Yes. I really meant to say "update right after committing before making
any further local changes to the working copy".

> > This is simply not possible to do because it is so
> > fundamentally different from the current, intended, behaviour.
> > Busy repositories would become very hard to work with.
> > As long as Subversion continues providing mixed-revision working
> > copies (possibly forever) it will not automatically bump the revision
> > of paths at commit time which aren't part of the commit.
>
> Ok, I think I'm beginning to understand that the out-of-dateness is
> really unavoidable with the mixed-revision working copy.
>
> But is there no way that this tree conflict can be avoided? That's the
> real difficulty for users now. In this case the "incoming edit" is
> just bumping the revision number of the directory. Everything else is
> already up to date AFAICS. Or is this incorrect?

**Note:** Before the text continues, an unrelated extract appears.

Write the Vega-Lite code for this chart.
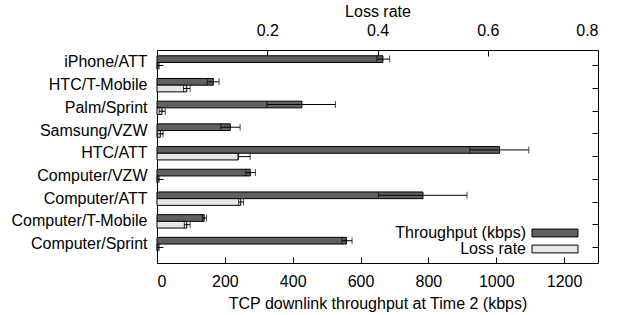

It needs to bump the revision number of every path within the subtree,
not just the directory itself.

But I hope that once we've improved handling of local renames,
this particular situation should not cause a tree conflict anymore.
It will only flag a conflict if you actually delete the parent
directory, rather than renaming it. Not because we stop using
mixed-revision working copies, but because we'll be able to update
the directory at its renamed location.

Right now, svn cannot do that, because it has no good way of knowing
where in the working copy the added directory corresponding to the
deleted (renamed) directory exists. As far as svn is concerned, you
have deleted the directory before updating (even if you did a rename,
the update just sees a delete). The deletion is not based on the HEAD
revision but revision X, and more changes have been made within the directory
between rX and HEAD. Coincidentally, you made these changes from that
same working copy, but that doesn't matter. If you haven't updated the
directory before deleting it, with limited knowledge about renames svn
has to assume a tree conflict between your local delete and whatever
rX did to the directory.

> Maybe this is one of the TC cases for which an automatic resolution
> can be defined and implemented for 1.7?

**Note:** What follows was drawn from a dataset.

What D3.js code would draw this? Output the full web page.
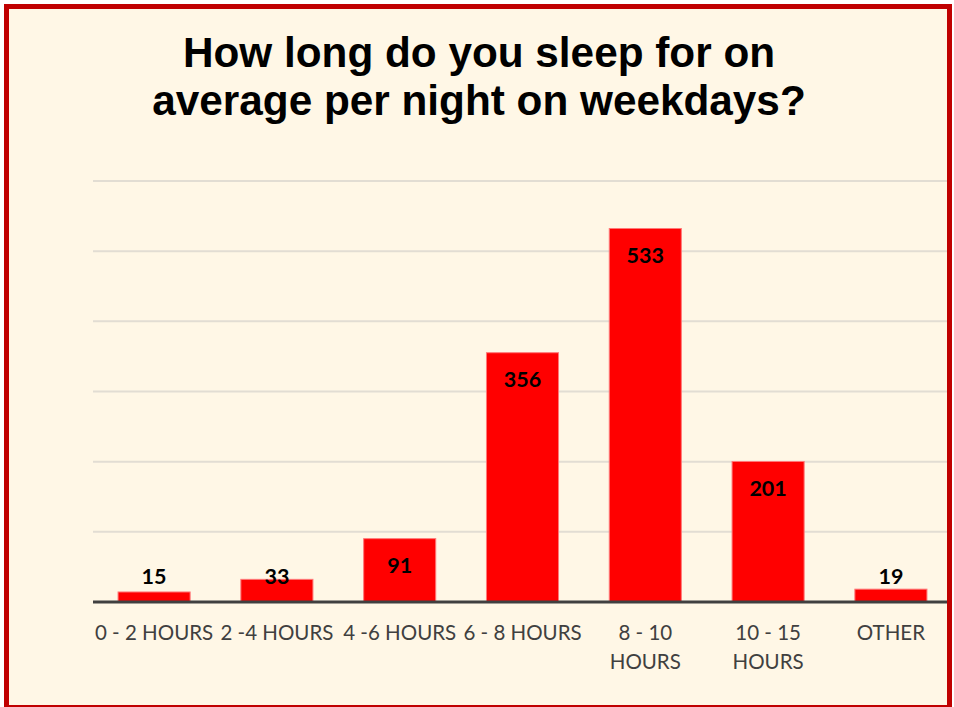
<!DOCTYPE html>
<html>
<head>
<meta charset="utf-8">
<script src="https://cdn.jsdelivr.net/npm/d3@7"></script>
<style>
  html, body { margin: 0; padding: 0; background: #ffffff; }
  svg { display: block; }
</style>
</head>
<body>
<script>
const categories = ["0 - 2 HOURS", "2 -4 HOURS", "4 -6 HOURS", "6 - 8 HOURS", "8 - 10 HOURS", "10 - 15 HOURS", "OTHER"];
const values = [15, 33, 91, 356, 533, 201, 19];
const yTicks = [0, 100, 200, 300, 400, 500, 600];
const titleLines = ["How long do you sleep for on", "average per night on weekdays?"];

const W = 954, H = 707;
const svg = d3.select("body").append("svg").attr("width", W).attr("height", H);

// panel background + border
svg.append("rect").attr("x", 6.5).attr("y", 6.5).attr("width", 943).attr("height", 701)
  .attr("fill", "#FFF7E6").attr("stroke", "#C00000").attr("stroke-width", 5);

const margin = { left: 93, right: 2, top: 181, bottom: 105 };
const x = d3.scaleBand().domain(categories).range([margin.left, W - margin.right]).paddingInner(0.405).paddingOuter(0.2);
const y = d3.scaleLinear().domain([0, 600]).range([H - margin.bottom, margin.top]);

svg.append("clipPath").attr("id", "clip").append("rect")
  .attr("x", 9).attr("y", 9).attr("width", 938).attr("height", 696);

const g = svg.append("g").attr("clip-path", "url(#clip)");

// gridlines
g.append("g").selectAll("line").data(yTicks.slice(1)).join("line")
  .attr("x1", margin.left).attr("x2", W)
  .attr("y1", d => y(d)).attr("y2", d => y(d))
  .attr("stroke", "#E2DDD3").attr("stroke-width", 2);

// bars
g.append("g").selectAll("rect").data(values).join("rect")
  .attr("x", (d, i) => x(categories[i]) + 0.5)
  .attr("y", d => y(d) + 0.5)
  .attr("width", x.bandwidth() - 1)
  .attr("height", d => y(0) - y(d) - 0.5)
  .attr("fill", "#FF0000").attr("stroke", "#FF7878").attr("stroke-width", 1);

// axis line
g.append("line").attr("x1", margin.left).attr("x2", W).attr("y1", y(0)).attr("y2", y(0))
  .attr("stroke", "#404040").attr("stroke-width", 3);

// value labels
g.append("g").selectAll("text").data(values).join("text")
  .attr("x", (d, i) => x(categories[i]) + x.bandwidth() / 2)
  .attr("y", d => Math.min(y(d) + 35, y(0) - 18))
  .attr("text-anchor", "middle")
  .attr("font-family", "Lato, 'Open Sans', sans-serif")
  .attr("font-weight", "bold").attr("font-size", 21.5).attr("fill", "#000")
  .text(d => d);

// category labels (wrapped)
const xa = g.append("g").attr("font-family", "Lato, 'Open Sans', sans-serif")
  .attr("font-size", 20.5).attr("fill", "#404040");
categories.forEach((c, i) => {
  const cx = x(c) + x.bandwidth() / 2;
  const t = xa.append("text").attr("x", cx).attr("y", y(0) + 38).attr("text-anchor", "middle").text(c);
  if (t.node().getComputedTextLength() > x.step()) {
    const words = c.split(" ");
    const first = words.slice(0, -1).join(" ");
    const last = words[words.length - 1];
    t.text(null);
    t.append("tspan").attr("x", cx).attr("dy", 0).text(first);
    t.append("tspan").attr("x", cx).attr("dy", 29).text(last);
  }
});

// title
svg.append("text").attr("x", 479).attr("y", 67).attr("text-anchor", "middle")
  .attr("font-family", "'Liberation Sans', Arial, sans-serif").attr("font-weight", "bold")
  .attr("font-size", 42.3).attr("fill", "#000")
  .selectAll("tspan").data(titleLines).join("tspan")
  .attr("x", 479).attr("dy", (d, i) => i === 0 ? 0 : 48).text(d => d);
</script>
</body>
</html>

This depends on what the update really does.
But I agree that we need to make it smarter in some cases.
One problem with the current TC detection code is that it flags
conflicts rather soon, upon being told that the server wants to
change a path, but without being aware of what kinds of edits
the server is really about to send for that path.
I think this is what's causing the "svn lock" TC problem you have found.

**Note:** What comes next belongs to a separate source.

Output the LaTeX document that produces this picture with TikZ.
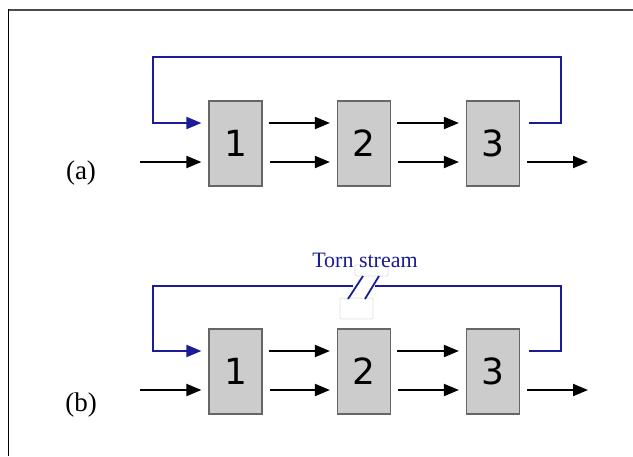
\documentclass[tikz,border=0pt]{standalone}
\usepackage{fontspec}
\setmainfont{Liberation Serif}
\newfontfamily\numfont{DejaVu Sans}
\usetikzlibrary{arrows.meta}
\definecolor{loopblue}{RGB}{28,28,150}
\definecolor{unitgray}{RGB}{204,204,204}
\tikzset{
  unit/.style={draw=black!60,line width=1.2pt,fill=unitgray,minimum width=53pt,minimum height=85pt,inner sep=0pt,font=\numfont\fontsize{36}{36}\selectfont},
  flow/.style={draw=black,line width=2pt,-{Triangle[length=15pt,width=12pt]},shorten >=7pt},
  recycle/.style={draw=loopblue,line width=2pt,-{Triangle[length=15pt,width=12pt]},shorten >=7pt},
  caselabel/.style={font=\fontsize{27}{27}\selectfont},
  ghost/.style={draw=black!12,line width=0.8pt,fill=white,rounded corners=1pt}
}
\begin{document}
\begin{tikzpicture}[x=1pt,y=-1pt]
    \useasboundingbox (0,0) rectangle (633,456);
    % frame
    \draw[black!70,line width=2pt] (8,9.5) -- (633,9.5);
    \draw[black,line width=1.5pt] (8.5,9) -- (8.5,456);

    % (a)
    \node[caselabel] (la) at (81,173) {(a)};
    \node[unit] (a1) at (235.5,143.5) {1};
    \node[unit] (a2) at (364,143.5) {2};
    \node[unit] (a3) at (493,143.5) {3};
    \coordinate (ina) at (140,162);
    \coordinate (outa) at (595,162);
    \coordinate (ra) at (561,57);
    \coordinate (ltop) at (153,57);
    \draw[flow] (ina) -- (a1.west |- ina);
    \draw[flow,shorten <=7pt] (a1.east |- ina) -- (a2.west |- ina);
    \draw[flow,shorten <=7pt] (a2.east |- ina) -- (a3.west |- ina);
    \draw[flow,shorten <=7pt] (a3.east |- ina) -- (outa);
    \draw[flow,shorten <=6pt] ([yshift=20.5pt]a1.east) -- ([yshift=20.5pt]a2.west);
    \draw[flow,shorten <=6pt] ([yshift=20.5pt]a2.east) -- ([yshift=20.5pt]a3.west);
    \draw[recycle] ([xshift=9pt,yshift=21pt]a3.east) -| (ra) -- (ltop) |- ([yshift=20.5pt]a1.west);

    % (b)
    \node[caselabel] (lb) at (81,405) {(b)};
    \node[unit] (b1) at (235.5,371.5) {1};
    \node[unit] (b2) at (364,371.5) {2};
    \node[unit] (b3) at (493,371.5) {3};
    \coordinate (inb) at (140,390);
    \coordinate (outb) at (595,390);
    \coordinate (rb) at (561,286);
    \coordinate (lbtop) at (153,286);
    \coordinate (cutl) at (353,286);
    \coordinate (cutr) at (375,286);
    \draw[flow] (inb) -- (b1.west |- inb);
    \draw[flow,shorten <=7pt] (b1.east |- inb) -- (b2.west |- inb);
    \draw[flow,shorten <=7pt] (b2.east |- inb) -- (b3.west |- inb);
    \draw[flow,shorten <=7pt] (b3.east |- inb) -- (outb);
    \draw[flow,shorten <=6pt] ([yshift=20.5pt]b1.east) -- ([yshift=20.5pt]b2.west);
    \draw[flow,shorten <=6pt] ([yshift=20.5pt]b2.east) -- ([yshift=20.5pt]b3.west);
    \draw[draw=loopblue,line width=2pt] ([xshift=9pt,yshift=21pt]b3.east) -| (rb) -- (cutr);
    \draw[recycle] (cutl) -- (lbtop) |- ([yshift=20.5pt]b1.west);
    % torn stream
    \draw[ghost] (340,298) rectangle (373,319);
    \draw[ghost] (355,265) rectangle (388,276);
    \node[text=loopblue,font=\fontsize{22}{22}\selectfont] (torn) at (365,260) {Torn stream};
    \draw[loopblue,line width=1.8pt] (348,299) -- (363,276);
    \draw[loopblue,line width=1.8pt] (365,299) -- (379,276);
\end{tikzpicture}
\end{document}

> > If you have users who really don't want to know about the details,
> > tell them to update their entire working copy before and after each
> > commit they make. That should avoid this problem, and is easy enough
> > to explain and understand.
>
> Yes, I know. But up until now this is totally unrealistic because
> update is way too slow (windows, wc-1 locking, ... it takes over 4
> minutes to perform an update of an average-size WC in our company on
> an average client pc, even when there are no incoming changes; having
> an SSD on the client machine brings this down to 45 seconds, which is
> better but still a lot IMHO). Maybe with wc-ng this will become a more
> realistic usage pattern...

Some people have already done performance benchmarks that look very
promising. See:
1) http://svn.haxx.se/dev/archive-2010-02/0457.shtml
2) http://svn.haxx.se/dev/archive-2010-02/0239.shtml
   and http://svn.haxx.se/dev/archive-2010-02/0241.shtml
 
> Maybe a pragmatic way to avoid hitting this out-of-date + TC on
> moving/renaming a directory is just to update the dir that you're
> going to move before you move it. That's more or less manageable I
> think, as long as you don't forget it.

Yes. You are less likely to encounter tree conflicts when renaming
paths that are up-to-date. This holds true for self-inflicted tree
conflicts (you avoid the mixed-revision working copy problem) as well
as real tree conflicts (you narrow the time window in which conflicting
tree changes can be made by other people).